◆ DATASET CONTENT:
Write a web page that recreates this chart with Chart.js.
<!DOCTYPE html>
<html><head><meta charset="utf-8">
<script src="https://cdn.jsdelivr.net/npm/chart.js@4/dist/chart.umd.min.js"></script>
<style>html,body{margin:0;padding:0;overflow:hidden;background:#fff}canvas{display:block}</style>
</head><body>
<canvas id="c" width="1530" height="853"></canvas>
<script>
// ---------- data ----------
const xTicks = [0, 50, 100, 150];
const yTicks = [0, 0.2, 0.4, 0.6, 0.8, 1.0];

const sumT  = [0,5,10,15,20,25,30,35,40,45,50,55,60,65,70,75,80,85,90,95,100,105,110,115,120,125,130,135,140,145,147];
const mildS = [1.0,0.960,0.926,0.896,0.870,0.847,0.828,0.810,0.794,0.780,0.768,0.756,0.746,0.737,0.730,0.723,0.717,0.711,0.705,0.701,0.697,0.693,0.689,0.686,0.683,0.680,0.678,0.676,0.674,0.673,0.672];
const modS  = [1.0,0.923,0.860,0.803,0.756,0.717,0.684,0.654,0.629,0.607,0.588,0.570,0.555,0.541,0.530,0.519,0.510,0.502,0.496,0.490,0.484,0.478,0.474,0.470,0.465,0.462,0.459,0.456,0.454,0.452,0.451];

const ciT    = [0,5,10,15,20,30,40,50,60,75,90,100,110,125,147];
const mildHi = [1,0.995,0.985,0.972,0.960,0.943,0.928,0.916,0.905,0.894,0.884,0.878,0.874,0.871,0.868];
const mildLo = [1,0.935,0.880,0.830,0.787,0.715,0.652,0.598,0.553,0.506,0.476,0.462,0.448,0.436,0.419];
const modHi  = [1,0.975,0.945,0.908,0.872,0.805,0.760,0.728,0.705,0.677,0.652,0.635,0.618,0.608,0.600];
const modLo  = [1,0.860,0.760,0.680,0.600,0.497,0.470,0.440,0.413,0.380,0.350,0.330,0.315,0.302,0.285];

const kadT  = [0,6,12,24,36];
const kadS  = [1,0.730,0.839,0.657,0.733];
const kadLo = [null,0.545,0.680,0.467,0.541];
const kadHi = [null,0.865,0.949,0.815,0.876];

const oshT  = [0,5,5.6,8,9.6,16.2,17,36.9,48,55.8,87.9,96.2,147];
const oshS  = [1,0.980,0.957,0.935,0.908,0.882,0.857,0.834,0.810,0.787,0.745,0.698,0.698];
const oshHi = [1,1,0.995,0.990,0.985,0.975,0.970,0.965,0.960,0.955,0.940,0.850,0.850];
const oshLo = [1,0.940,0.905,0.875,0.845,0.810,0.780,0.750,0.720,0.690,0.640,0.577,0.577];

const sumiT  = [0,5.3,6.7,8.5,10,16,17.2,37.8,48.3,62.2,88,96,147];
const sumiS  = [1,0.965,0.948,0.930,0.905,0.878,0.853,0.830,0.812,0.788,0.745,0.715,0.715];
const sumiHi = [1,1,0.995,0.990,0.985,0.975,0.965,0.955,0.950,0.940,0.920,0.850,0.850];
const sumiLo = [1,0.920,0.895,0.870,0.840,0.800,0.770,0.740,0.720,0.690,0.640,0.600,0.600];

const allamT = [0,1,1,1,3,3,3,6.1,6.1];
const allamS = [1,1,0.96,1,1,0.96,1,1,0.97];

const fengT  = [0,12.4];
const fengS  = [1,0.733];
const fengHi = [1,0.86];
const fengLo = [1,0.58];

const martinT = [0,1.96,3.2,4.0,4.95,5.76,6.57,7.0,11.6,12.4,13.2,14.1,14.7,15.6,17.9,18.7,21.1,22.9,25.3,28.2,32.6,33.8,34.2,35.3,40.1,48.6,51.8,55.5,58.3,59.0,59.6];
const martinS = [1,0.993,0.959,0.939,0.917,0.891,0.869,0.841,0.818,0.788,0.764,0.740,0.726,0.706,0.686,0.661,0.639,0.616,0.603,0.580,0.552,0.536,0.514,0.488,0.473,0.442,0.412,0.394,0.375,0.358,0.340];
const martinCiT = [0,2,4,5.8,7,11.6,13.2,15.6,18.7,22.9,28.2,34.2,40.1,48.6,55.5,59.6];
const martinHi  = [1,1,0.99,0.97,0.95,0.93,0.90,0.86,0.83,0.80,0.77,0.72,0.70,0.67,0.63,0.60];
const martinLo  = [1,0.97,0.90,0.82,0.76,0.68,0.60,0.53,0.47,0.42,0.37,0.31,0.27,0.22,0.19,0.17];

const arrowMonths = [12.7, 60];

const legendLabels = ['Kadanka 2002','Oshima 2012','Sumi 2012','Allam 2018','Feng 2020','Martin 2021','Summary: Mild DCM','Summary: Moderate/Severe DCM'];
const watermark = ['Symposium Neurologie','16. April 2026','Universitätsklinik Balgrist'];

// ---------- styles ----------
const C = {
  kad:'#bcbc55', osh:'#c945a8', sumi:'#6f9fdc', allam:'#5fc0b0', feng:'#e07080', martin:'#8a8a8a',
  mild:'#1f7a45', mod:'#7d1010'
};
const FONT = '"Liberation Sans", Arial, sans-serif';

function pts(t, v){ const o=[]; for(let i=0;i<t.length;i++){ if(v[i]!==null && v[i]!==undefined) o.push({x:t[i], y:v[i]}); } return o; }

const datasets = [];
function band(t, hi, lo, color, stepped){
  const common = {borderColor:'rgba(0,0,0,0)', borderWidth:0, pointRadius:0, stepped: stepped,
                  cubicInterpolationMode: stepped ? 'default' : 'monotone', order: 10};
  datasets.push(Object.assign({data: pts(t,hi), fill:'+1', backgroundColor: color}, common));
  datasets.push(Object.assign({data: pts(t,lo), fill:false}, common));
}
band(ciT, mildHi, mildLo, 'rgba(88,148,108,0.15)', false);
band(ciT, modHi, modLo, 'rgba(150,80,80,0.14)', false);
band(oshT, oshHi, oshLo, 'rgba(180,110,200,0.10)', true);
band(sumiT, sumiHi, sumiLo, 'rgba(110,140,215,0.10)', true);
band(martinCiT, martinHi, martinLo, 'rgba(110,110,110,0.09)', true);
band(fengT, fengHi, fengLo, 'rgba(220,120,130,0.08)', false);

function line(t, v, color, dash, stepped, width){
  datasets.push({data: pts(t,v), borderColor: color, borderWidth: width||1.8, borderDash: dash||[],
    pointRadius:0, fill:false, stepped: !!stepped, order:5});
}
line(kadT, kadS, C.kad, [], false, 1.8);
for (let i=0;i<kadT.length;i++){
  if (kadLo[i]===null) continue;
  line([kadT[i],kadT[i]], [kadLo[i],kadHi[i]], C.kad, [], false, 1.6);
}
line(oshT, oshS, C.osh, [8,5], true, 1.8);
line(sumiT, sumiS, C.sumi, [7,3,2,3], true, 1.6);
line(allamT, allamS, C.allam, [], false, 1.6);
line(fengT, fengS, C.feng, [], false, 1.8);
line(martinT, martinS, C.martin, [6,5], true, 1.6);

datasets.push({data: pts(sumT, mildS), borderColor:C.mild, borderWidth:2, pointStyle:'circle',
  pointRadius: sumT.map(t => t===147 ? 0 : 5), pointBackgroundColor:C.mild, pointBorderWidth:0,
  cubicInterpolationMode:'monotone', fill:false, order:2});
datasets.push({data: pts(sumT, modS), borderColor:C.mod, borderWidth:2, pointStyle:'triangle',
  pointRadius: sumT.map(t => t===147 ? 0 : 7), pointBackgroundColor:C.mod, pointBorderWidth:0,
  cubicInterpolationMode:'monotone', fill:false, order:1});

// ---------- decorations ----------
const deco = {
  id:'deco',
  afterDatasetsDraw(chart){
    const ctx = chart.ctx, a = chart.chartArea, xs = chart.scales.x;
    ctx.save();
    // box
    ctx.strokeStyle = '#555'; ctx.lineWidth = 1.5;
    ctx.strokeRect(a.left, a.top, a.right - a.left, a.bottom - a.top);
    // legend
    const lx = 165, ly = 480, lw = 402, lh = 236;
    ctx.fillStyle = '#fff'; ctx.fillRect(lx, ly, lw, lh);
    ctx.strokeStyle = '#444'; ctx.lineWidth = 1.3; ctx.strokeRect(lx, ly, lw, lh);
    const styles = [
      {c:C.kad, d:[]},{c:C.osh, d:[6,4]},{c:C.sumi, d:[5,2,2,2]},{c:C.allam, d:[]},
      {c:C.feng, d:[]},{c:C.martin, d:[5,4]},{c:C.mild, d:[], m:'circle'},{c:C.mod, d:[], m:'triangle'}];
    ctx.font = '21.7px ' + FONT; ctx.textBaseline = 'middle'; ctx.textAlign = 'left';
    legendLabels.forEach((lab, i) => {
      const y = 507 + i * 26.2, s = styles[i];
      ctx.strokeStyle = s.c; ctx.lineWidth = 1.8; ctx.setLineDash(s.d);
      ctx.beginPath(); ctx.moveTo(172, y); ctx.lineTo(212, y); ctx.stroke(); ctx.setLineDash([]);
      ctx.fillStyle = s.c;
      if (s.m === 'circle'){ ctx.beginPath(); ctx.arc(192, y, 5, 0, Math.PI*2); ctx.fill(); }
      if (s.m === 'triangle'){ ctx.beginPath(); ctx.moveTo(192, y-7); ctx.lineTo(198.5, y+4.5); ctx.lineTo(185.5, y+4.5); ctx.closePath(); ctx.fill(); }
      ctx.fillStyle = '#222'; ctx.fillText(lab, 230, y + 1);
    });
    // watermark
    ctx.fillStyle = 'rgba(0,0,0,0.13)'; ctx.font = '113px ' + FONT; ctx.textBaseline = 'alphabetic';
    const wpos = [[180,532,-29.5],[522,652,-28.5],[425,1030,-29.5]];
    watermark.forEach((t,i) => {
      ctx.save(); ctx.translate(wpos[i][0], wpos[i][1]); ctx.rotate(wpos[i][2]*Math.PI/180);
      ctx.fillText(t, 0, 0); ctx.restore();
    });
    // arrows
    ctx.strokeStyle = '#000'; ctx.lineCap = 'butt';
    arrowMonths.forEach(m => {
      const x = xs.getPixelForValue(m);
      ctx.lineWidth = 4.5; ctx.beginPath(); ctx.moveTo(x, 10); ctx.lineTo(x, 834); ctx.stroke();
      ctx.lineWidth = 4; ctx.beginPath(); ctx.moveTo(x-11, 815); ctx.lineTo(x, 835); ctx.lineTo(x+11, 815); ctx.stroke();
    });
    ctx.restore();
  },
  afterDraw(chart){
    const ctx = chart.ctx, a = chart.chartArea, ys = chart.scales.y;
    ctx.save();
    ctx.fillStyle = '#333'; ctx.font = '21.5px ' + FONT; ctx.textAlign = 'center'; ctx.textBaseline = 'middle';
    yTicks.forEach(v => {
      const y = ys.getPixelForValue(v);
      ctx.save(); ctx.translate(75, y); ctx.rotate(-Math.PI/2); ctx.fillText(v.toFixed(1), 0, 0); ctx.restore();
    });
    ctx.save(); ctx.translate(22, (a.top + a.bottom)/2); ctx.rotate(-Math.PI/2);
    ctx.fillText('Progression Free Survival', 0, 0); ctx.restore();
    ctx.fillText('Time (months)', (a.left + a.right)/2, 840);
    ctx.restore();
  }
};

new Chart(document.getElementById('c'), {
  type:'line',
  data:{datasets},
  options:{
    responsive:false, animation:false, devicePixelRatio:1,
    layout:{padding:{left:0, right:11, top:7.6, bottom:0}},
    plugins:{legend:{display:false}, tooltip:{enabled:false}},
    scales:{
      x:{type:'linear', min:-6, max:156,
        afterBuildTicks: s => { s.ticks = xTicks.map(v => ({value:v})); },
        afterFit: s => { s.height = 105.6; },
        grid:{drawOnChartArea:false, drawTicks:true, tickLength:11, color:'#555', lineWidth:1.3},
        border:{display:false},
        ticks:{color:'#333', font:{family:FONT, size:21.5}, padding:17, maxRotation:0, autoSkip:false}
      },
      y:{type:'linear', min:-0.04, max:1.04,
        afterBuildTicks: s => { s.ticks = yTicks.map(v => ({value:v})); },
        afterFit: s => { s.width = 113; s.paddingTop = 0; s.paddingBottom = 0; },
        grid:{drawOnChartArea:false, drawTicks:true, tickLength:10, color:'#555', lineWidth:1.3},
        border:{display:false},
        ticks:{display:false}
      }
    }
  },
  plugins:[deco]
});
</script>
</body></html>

◆ PROBLEM: Using the data above, restate word for word the lines from its opening line through the line that contains "const yTicks = [0, 0.2, 0.4, 0.6, 0.8, 1.0];", and no more.

◆ CORRECT OUTPUT:
Write a web page that recreates this chart with Chart.js.
<!DOCTYPE html>
<html><head><meta charset="utf-8">
<script src="https://cdn.jsdelivr.net/npm/chart.js@4/dist/chart.umd.min.js"></script>
<style>html,body{margin:0;padding:0;overflow:hidden;background:#fff}canvas{display:block}</style>
</head><body>
<canvas id="c" width="1530" height="853"></canvas>
<script>
// ---------- data ----------
const xTicks = [0, 50, 100, 150];
const yTicks = [0, 0.2, 0.4, 0.6, 0.8, 1.0];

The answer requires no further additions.